Despite cities such as Beijing and Shenzhen having full 5G coverage, most mobile apps are optimized for 4G devices. Even so, there will be 650 million 5G users in China by 2023, up from 160 million in 2020, according to an estimate by Daxue Consulting in Shanghai.

China leads the world with over 700,000 5G base stations erected in 300 cities since the initial rollout in 2019. Another 600,000 will be added this year, part of the country's 1.2 trillion yuan ($185 billion) budget for building the 5G network through 2025, CAICT said.

But this is only a fraction of the 10 million base stations needed to cover the entire country, according to an estimate by China Unicom Research.

Despite shortfalls in coverage and apps, 5G smartphone shipments continue to rise, accounting for 51% of the 281 million units sold in the first 11 months of 2020.

"The 5G village serves as a good example of possible 5G applications, hinting to where investments might go in the future in terms of application development," said Thomas Zhang, head of research at Uzabase, a Japanese media company, in Shanghai.

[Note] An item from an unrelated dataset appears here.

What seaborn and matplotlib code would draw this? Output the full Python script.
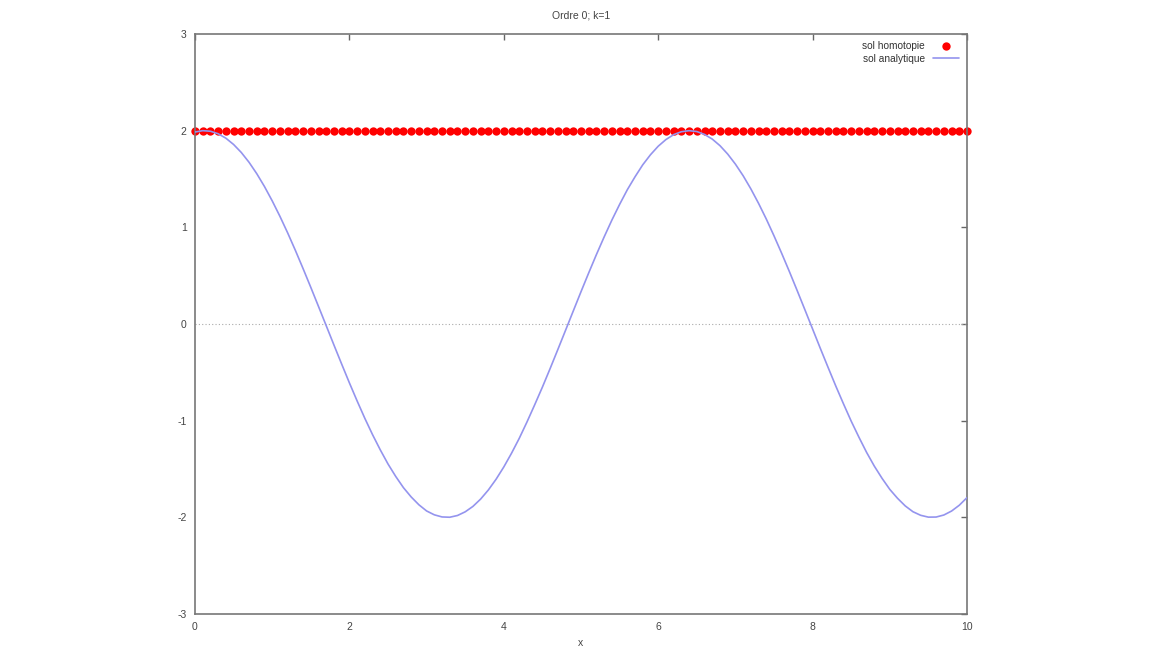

CAICT said some 80% of 5G applications set for rollout in coming years will be aimed at industry, with the rest focused on consumers. Economists expect semiconductors, smart devices and autonomous vehicles to be among 5G-related sectors that will drive domestic demand.

Chinese policymakers are attempting to circumvent the impact of U.S. sanctions imposed against technology its companies, notably Huawei Technologies and ZTE.

Chinese companies will continue to face barriers to the most advanced foreign technologies, even under the Biden administration, Nomura said in a Jan. 6 note. "In the long-run, Huawei and other tech firms in China will have to make breakthroughs in advanced technologies, for example mmWave, to support the 5G network upgrade."

In the face of this pressure, Huawei and ZTE have focused on domestic 5G projects, accounting for nearly 90% of their market share, the report said. Alibaba Group Holding will invest 200 billion yuan over three years, and Tencent will spend 500 billion yuan over a five-year period to improve 5G-related services, build new data centers, and develop chips and equipment, according to CAICT.

Extending 5G technologies beyond the cities and introducing them as part of the policy to modernize villages are among the government's development goals.

"From a strategic perspective, only by achieving rural vitalization will the dream of national rejuvenation be fulfilled," President Xi Jinping said on Dec.28 at rural work conference.